> Given material
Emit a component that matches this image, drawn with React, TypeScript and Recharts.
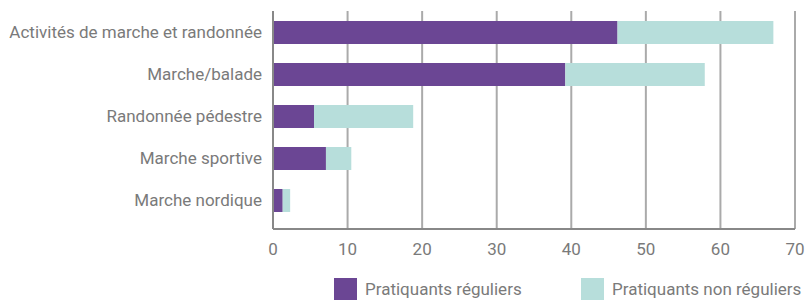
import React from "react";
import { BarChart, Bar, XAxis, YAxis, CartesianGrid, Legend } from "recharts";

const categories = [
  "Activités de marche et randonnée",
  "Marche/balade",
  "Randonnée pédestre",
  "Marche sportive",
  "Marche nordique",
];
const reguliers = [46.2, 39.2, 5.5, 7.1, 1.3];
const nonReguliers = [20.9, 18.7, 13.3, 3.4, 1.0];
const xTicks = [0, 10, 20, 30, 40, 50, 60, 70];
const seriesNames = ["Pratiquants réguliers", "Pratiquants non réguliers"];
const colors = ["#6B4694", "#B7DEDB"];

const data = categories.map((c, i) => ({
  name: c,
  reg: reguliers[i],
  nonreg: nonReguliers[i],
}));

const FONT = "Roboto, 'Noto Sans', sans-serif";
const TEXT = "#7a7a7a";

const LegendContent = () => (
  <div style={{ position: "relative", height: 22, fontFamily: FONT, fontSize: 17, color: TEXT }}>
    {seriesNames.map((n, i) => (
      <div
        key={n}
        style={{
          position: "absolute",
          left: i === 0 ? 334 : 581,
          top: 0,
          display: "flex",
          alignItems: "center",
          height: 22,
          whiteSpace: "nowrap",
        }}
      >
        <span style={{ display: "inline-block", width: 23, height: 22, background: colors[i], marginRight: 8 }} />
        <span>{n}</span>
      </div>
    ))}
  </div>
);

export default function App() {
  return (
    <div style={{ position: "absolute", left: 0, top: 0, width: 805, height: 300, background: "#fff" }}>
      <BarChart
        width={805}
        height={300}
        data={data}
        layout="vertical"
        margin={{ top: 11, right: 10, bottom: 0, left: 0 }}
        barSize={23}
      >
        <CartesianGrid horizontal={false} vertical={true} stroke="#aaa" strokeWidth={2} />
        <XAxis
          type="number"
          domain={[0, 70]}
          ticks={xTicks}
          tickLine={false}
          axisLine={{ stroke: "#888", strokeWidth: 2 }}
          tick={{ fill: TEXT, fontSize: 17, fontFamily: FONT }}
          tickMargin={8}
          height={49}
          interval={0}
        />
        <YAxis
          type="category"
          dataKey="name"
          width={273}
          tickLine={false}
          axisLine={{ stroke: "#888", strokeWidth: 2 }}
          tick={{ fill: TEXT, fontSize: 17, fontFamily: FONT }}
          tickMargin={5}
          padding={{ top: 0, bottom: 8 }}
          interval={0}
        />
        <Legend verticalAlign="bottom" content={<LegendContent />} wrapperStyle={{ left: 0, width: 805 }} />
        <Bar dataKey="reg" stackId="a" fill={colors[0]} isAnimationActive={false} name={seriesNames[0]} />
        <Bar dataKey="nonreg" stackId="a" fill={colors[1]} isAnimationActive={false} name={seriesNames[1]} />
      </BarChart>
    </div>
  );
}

> The task
Skip every picture and transcribe the data above exactly.

> Correct output
Emit a component that matches this image, drawn with React, TypeScript and Recharts.
import React from "react";
import { BarChart, Bar, XAxis, YAxis, CartesianGrid, Legend } from "recharts";

const categories = [
  "Activités de marche et randonnée",
  "Marche/balade",
  "Randonnée pédestre",
  "Marche sportive",
  "Marche nordique",
];
const reguliers = [46.2, 39.2, 5.5, 7.1, 1.3];
const nonReguliers = [20.9, 18.7, 13.3, 3.4, 1.0];
const xTicks = [0, 10, 20, 30, 40, 50, 60, 70];
const seriesNames = ["Pratiquants réguliers", "Pratiquants non réguliers"];
const colors = ["#6B4694", "#B7DEDB"];

const data = categories.map((c, i) => ({
  name: c,
  reg: reguliers[i],
  nonreg: nonReguliers[i],
}));

const FONT = "Roboto, 'Noto Sans', sans-serif";
const TEXT = "#7a7a7a";

const LegendContent = () => (
  <div style={{ position: "relative", height: 22, fontFamily: FONT, fontSize: 17, color: TEXT }}>
    {seriesNames.map((n, i) => (
      <div
        key={n}
        style={{
          position: "absolute",
          left: i === 0 ? 334 : 581,
          top: 0,
          display: "flex",
          alignItems: "center",
          height: 22,
          whiteSpace: "nowrap",
        }}
      >
        <span style={{ display: "inline-block", width: 23, height: 22, background: colors[i], marginRight: 8 }} />
        <span>{n}</span>
      </div>
    ))}
  </div>
);

export default function App() {
  return (
    <div style={{ position: "absolute", left: 0, top: 0, width: 805, height: 300, background: "#fff" }}>
      <BarChart
        width={805}
        height={300}
        data={data}
        layout="vertical"
        margin={{ top: 11, right: 10, bottom: 0, left: 0 }}
        barSize={23}
      >
        <CartesianGrid horizontal={false} vertical={true} stroke="#aaa" strokeWidth={2} />
        <XAxis
          type="number"
          domain={[0, 70]}
          ticks={xTicks}
          tickLine={false}
          axisLine={{ stroke: "#888", strokeWidth: 2 }}
          tick={{ fill: TEXT, fontSize: 17, fontFamily: FONT }}
          tickMargin={8}
          height={49}
          interval={0}
        />
        <YAxis
          type="category"
          dataKey="name"
          width={273}
          tickLine={false}
          axisLine={{ stroke: "#888", strokeWidth: 2 }}
          tick={{ fill: TEXT, fontSize: 17, fontFamily: FONT }}
          tickMargin={5}
          padding={{ top: 0, bottom: 8 }}
          interval={0}
        />
        <Legend verticalAlign="bottom" content={<LegendContent />} wrapperStyle={{ left: 0, width: 805 }} />
        <Bar dataKey="reg" stackId="a" fill={colors[0]} isAnimationActive={false} name={seriesNames[0]} />
        <Bar dataKey="nonreg" stackId="a" fill={colors[1]} isAnimationActive={false} name={seriesNames[1]} />
      </BarChart>
    </div>
  );
}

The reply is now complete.